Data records
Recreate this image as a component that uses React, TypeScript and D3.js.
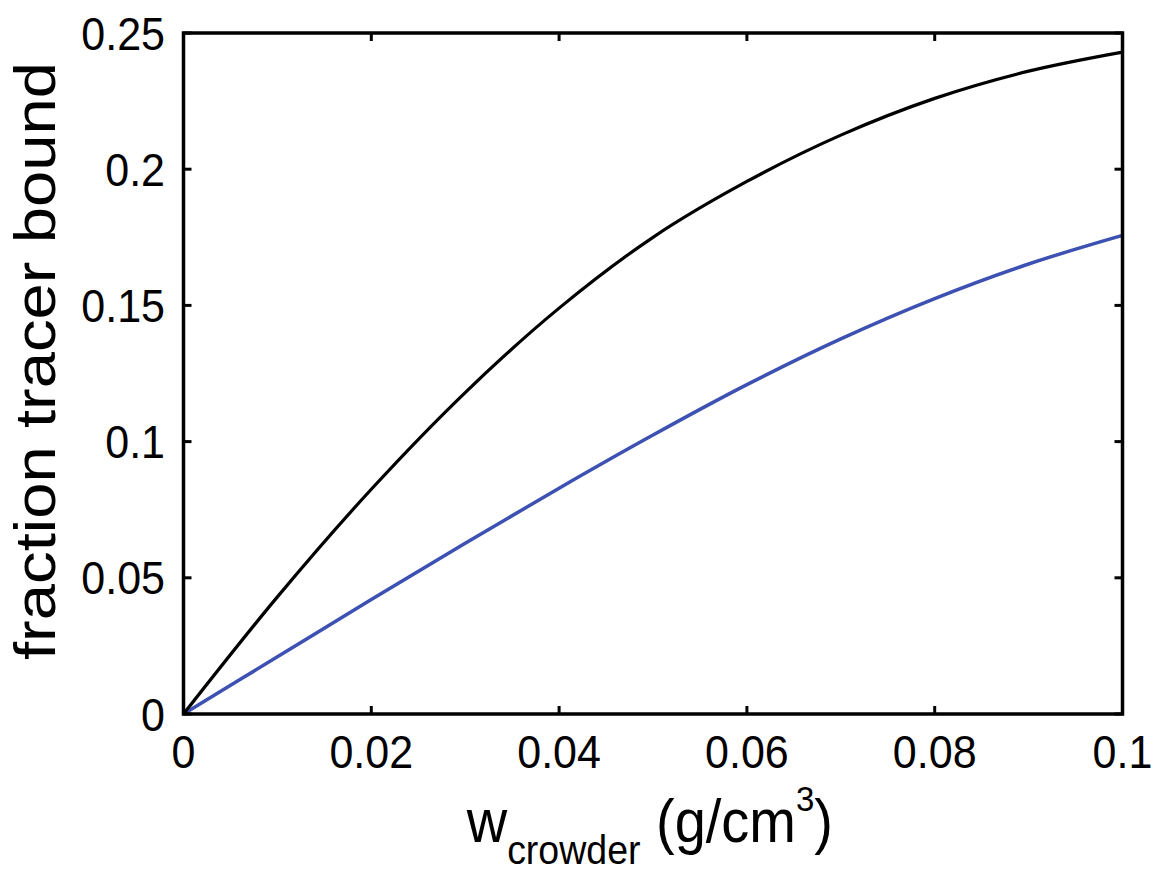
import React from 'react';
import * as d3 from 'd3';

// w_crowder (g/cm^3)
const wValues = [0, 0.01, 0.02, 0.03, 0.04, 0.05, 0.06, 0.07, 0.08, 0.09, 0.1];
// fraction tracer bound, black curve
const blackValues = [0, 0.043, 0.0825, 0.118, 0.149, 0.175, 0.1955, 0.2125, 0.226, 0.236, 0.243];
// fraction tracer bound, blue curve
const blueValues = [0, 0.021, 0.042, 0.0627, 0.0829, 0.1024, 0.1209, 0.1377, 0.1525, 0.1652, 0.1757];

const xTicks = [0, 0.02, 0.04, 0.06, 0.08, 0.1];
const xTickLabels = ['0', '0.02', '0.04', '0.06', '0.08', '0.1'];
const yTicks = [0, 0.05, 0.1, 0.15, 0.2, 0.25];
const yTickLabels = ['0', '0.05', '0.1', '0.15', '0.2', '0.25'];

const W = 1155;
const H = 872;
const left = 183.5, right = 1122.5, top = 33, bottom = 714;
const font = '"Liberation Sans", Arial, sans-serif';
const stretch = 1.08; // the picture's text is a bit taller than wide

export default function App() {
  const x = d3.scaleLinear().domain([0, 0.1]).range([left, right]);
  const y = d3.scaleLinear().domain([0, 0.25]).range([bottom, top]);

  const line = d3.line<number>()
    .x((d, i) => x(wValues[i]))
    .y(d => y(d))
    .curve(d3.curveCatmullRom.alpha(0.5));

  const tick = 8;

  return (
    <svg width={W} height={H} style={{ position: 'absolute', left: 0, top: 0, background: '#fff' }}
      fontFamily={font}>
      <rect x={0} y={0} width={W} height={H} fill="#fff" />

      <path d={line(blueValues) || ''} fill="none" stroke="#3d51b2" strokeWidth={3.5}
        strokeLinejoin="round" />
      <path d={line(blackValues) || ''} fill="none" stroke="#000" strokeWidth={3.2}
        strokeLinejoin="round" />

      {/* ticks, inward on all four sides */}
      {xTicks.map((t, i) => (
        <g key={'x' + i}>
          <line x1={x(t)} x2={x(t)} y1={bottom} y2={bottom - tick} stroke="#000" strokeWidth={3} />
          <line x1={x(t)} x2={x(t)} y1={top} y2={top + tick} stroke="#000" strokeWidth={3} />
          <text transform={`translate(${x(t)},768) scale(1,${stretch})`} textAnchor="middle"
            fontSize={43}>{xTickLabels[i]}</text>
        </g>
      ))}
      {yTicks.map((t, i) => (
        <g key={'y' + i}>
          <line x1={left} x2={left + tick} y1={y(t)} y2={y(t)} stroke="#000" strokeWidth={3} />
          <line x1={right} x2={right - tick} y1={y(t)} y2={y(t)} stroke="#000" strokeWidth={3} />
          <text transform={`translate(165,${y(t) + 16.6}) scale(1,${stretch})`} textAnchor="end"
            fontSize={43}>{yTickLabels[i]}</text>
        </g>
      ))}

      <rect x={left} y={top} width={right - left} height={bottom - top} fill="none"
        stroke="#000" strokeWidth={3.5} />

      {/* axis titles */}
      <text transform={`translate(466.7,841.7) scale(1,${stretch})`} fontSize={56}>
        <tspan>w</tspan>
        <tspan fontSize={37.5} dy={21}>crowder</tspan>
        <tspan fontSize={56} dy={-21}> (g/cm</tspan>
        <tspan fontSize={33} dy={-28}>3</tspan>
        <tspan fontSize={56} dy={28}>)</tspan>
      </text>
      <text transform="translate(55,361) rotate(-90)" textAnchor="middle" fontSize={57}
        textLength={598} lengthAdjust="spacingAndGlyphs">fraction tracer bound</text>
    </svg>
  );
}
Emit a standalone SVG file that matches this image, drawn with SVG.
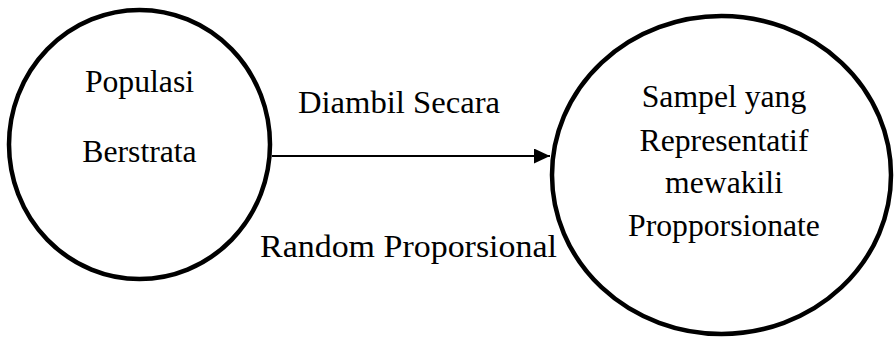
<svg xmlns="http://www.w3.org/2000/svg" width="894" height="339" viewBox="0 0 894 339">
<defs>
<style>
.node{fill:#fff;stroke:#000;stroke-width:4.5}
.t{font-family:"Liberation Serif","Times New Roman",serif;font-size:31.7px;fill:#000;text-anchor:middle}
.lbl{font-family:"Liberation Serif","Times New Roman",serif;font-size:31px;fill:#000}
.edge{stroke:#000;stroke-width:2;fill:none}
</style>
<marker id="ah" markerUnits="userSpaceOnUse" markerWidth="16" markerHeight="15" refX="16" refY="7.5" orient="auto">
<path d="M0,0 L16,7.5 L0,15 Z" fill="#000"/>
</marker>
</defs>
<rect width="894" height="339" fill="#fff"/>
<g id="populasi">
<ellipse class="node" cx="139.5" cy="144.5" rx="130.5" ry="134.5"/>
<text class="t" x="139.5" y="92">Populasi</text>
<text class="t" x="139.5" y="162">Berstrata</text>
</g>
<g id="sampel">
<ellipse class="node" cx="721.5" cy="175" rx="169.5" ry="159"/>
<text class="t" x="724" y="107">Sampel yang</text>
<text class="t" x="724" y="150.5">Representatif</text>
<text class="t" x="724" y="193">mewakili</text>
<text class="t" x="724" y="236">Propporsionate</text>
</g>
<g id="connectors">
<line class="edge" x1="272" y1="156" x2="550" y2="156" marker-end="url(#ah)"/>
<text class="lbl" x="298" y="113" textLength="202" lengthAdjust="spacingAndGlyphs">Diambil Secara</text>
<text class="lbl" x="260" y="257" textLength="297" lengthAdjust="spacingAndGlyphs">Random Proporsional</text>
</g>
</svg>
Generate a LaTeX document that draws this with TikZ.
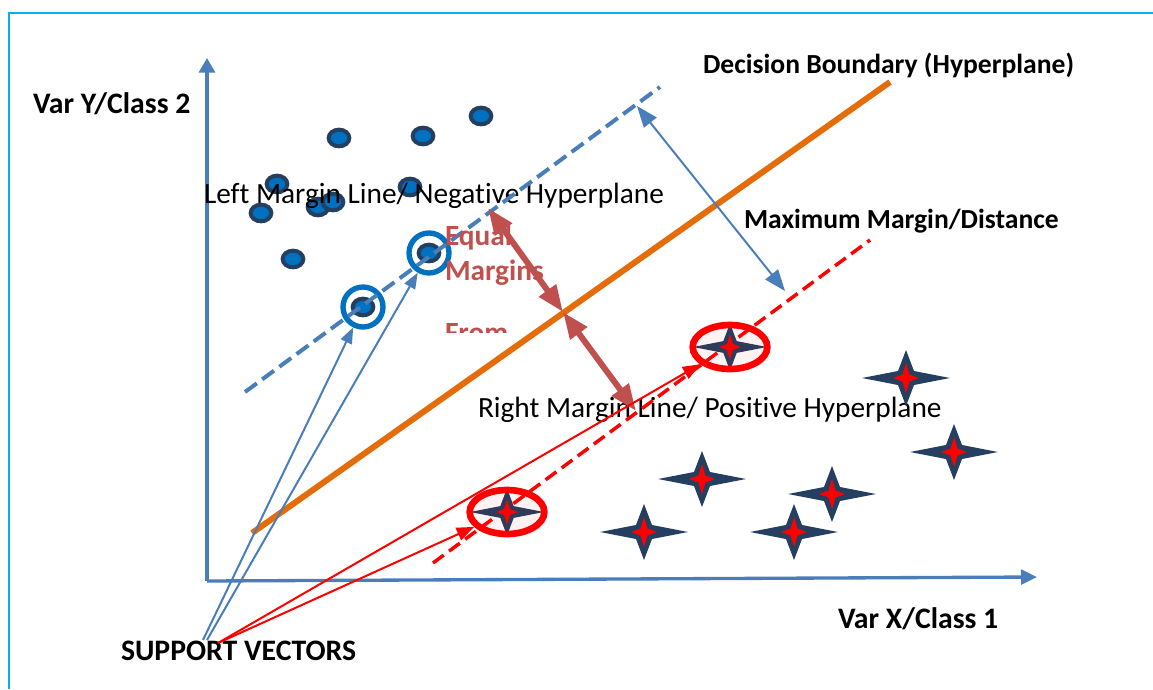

_WHAT TO DO:_
How many lines of these entries hold the string "that"? Answer with the number alone.

_FINAL RESULT:_
3